Access Arts deliver its First Nations arts program through partnerships.
As part of our commitment to building meaningful relationships and opportunities for Aboriginal and/or Torres Strait Islander people, Access Arts has partnered with CPL – Choice, Passion, Life and Cootharinga North Queensland to hold our first NAIDOC Week Art Competition.
Learn more here.
In 2019 we partnered with Beyond Empathy and the Institute for Urban Indigenous Health (IUIH) in Salisbury on a ‘Mums and Bubs’ project in which 32 expectant mums made bellycasts over 10 weeks, celebrating their journey through pregnancy and decorating them with their story. The completed casts were put on display at the Mater Hospital during NAIDOC Week in an exhibition called Making Memories.
We partnered with the Central Queensland Regional Arts Services Network on a project in Woorabinda called Collaborative Stories. 103 young people and elders spent an intensive three days in art workshops with local culture man Steve Kemp and Boyne Island-based award-winning fibre artist Christine Holden, yarning in a coming together of community.
“The art is not just about providing people with a voice, it’s also about healing and bringing about issues.
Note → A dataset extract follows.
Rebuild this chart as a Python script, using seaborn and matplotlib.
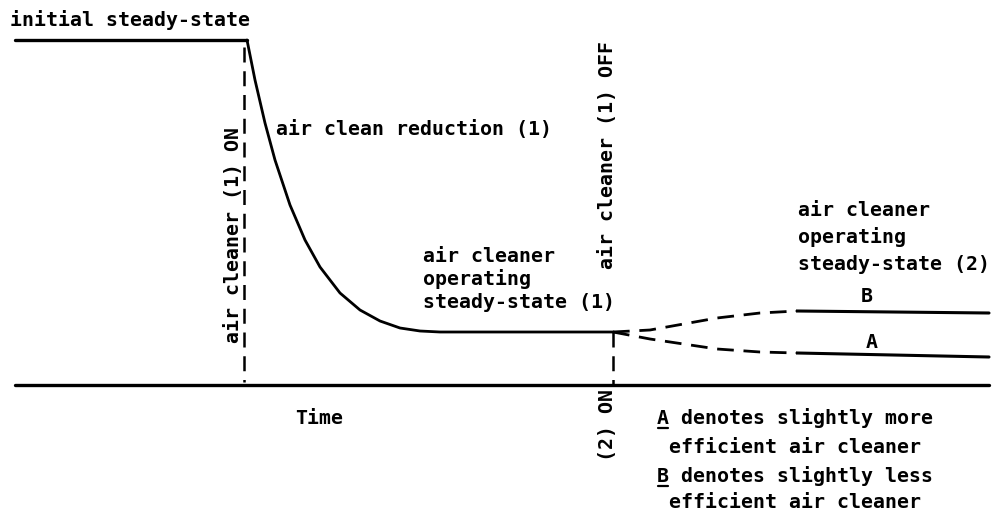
import matplotlib
matplotlib.use('Agg')
import matplotlib.pyplot as plt
from matplotlib.lines import Line2D
import seaborn as sns
import numpy as np

# time axis (arbitrary units) and concentration (arbitrary units)
t_initial = [15, 247]
c_initial = [345, 345]

t_decay = [247, 251, 255, 265, 275, 290, 305, 320, 340, 360, 380, 400, 420, 440, 500, 560, 613]
c_decay = [345, 325, 305, 262, 225, 180, 145, 118, 92, 75, 64, 57, 54, 53, 53, 53, 53]

t_B_dash = [613, 650, 717, 760, 797]
c_B_dash = [53, 55, 67, 72, 74]
t_B = [797, 989]
c_B = [74, 72]

t_A_dash = [613, 650, 717, 760, 797]
c_A_dash = [53, 46, 36, 33, 32]
t_A = [797, 989]
c_A = [32, 28]

t_base = [15, 989]
c_base = [0, 0]

t_on1 = [244, 244]
c_on1 = [338, 3]
t_off1 = [613, 613]
c_off1 = [53, 0]

sns.set_style('white')
plt.rcParams['font.family'] = ['DejaVu Sans Mono', 'DejaVu Sans']

fig = plt.figure(figsize=(10.01, 5.25), dpi=100)
ax = fig.add_axes([0, 0, 1, 1])

kw = dict(ax=ax, color='black', estimator=None, sort=False, legend=False)
sns.lineplot(x=t_initial, y=c_initial, lw=2.4, **kw)
sns.lineplot(x=t_decay, y=c_decay, lw=2.0, **kw)
sns.lineplot(x=t_B, y=c_B, lw=2.2, **kw)
sns.lineplot(x=t_A, y=c_A, lw=2.2, **kw)
sns.lineplot(x=t_base, y=c_base, lw=2.4, **kw)
dash = (0, (6, 3.5))
sns.lineplot(x=t_B_dash, y=c_B_dash, lw=2.0, linestyle=dash, **kw)
sns.lineplot(x=t_A_dash, y=c_A_dash, lw=2.0, linestyle=dash, **kw)
sns.lineplot(x=t_on1, y=c_on1, lw=1.8, linestyle=dash, **kw)
sns.lineplot(x=t_off1, y=c_off1, lw=1.8, linestyle=dash, **kw)

ax.set_xlim(0, 1001)
ax.set_ylim(385 - 525, 385)
ax.axis('off')

fs = 14.3
tk = dict(fontsize=fs, fontweight='bold', color='black')

ax.text(10, 365, 'initial steady-state', ha='left', va='center', **tk)
ax.text(276, 255, 'air clean reduction (1)', ha='left', va='center', **tk)

op1 = ['air cleaner', 'operating', 'steady-state (1)']
op1_y = [129, 106, 82]
for s, yy in zip(op1, op1_y):
    ax.text(423, yy, s, ha='left', va='center', **tk)

op2 = ['air cleaner', 'operating', 'steady-state (2)']
op2_y = [174, 148, 121]
for s, yy in zip(op2, op2_y):
    ax.text(798, yy, s, ha='left', va='center', **tk)

ax.text(867, 88, 'B', ha='center', va='center', **tk)
ax.text(872, 42, 'A', ha='center', va='center', **tk)

ax.text(234, 150, 'air cleaner (1) ON', ha='center', va='center', rotation=90, **tk)
ax.text(607, 230, 'air cleaner (1) OFF', ha='center', va='center', rotation=90, **tk)
ax.text(607, -40, '(2) ON', ha='center', va='center', rotation=90, **tk)
ax.text(319, -33, 'Time', ha='center', va='center', **tk)

legend_lines = ['A denotes slightly more', ' efficient air cleaner',
                'B denotes slightly less', ' efficient air cleaner']
legend_y = [-39, -68, -97, -123]
renderer = fig.canvas.get_renderer()
for s, yy in zip(legend_lines, legend_y):
    ax.text(657, yy, s, ha='left', va='baseline', **tk)
    if not s.startswith(' '):
        # underline the leading letter, measured from the rendered glyph
        probe = ax.text(657, yy, s[0], ha='left', va='baseline', **tk)
        bb = probe.get_window_extent(renderer)
        probe.remove()
        base = ax.transData.transform((657, yy))[1]
        fig.add_artist(Line2D([bb.x0 + 1, bb.x1 - 1], [base - 4, base - 4],
                              transform=None, color='black', lw=1.6))

fig.savefig('out.png', dpi=100)
plt.close(fig)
It’s reclaiming history and helping them release trauma through their work. It’s a release and it starts to pave the way for further opportunities” said workshop leader and First Nations artist Nikeema Williams.
Their finished artworks went on exhibition at Rockhampton’s Kern Arcade Gallery.
We partnered with Creative Regions on the Yuwarr project. Yuwarr means ‘corroboree’ or ‘dance’ in the Taribelang language of Bundaberg. Led by Taribelang traditional dancer Robert McLellan, 320 school students in the Bundaberg region learnt the Yuwarr routine. The Yuwarr was performed at the Reconciliation Day Ceremony at Buss Park and later at NAIDOC Week celebrations across the Bundaberg region.
We partnered with Red Ridge for Dress the Central West aimed at improving mental health and well-being in the communities of Blackall, Barcaldine, Winton and Longreach. Led by Aboriginal Elders, this lively project interpreted regional cultures and stories into different fashion pieces that best represented their towns, all made from recycled materials. Then, in May, 150 people gathered to enjoy the public performance on the catwalk in Barcaldine, 250 people celebrated at the performance in Blackall, and on 1 June 190 people gathered to celebrate in Longreach.
We partnered with Blakdance, supporting a three-week residency for emerging dance company eXcelsior to develop their practice under the mentorship of Muluridgi and Mbarbarum artist Mark Sheppard, and acclaimed First Nations bassist Sam Pankhurst who worked to sharpen their music design skills. The seven First Nations members of eXcelsior then proudly performed the performance piece they had created through this residency to a packed audience at Backbone Youth Arts, East Brisbane.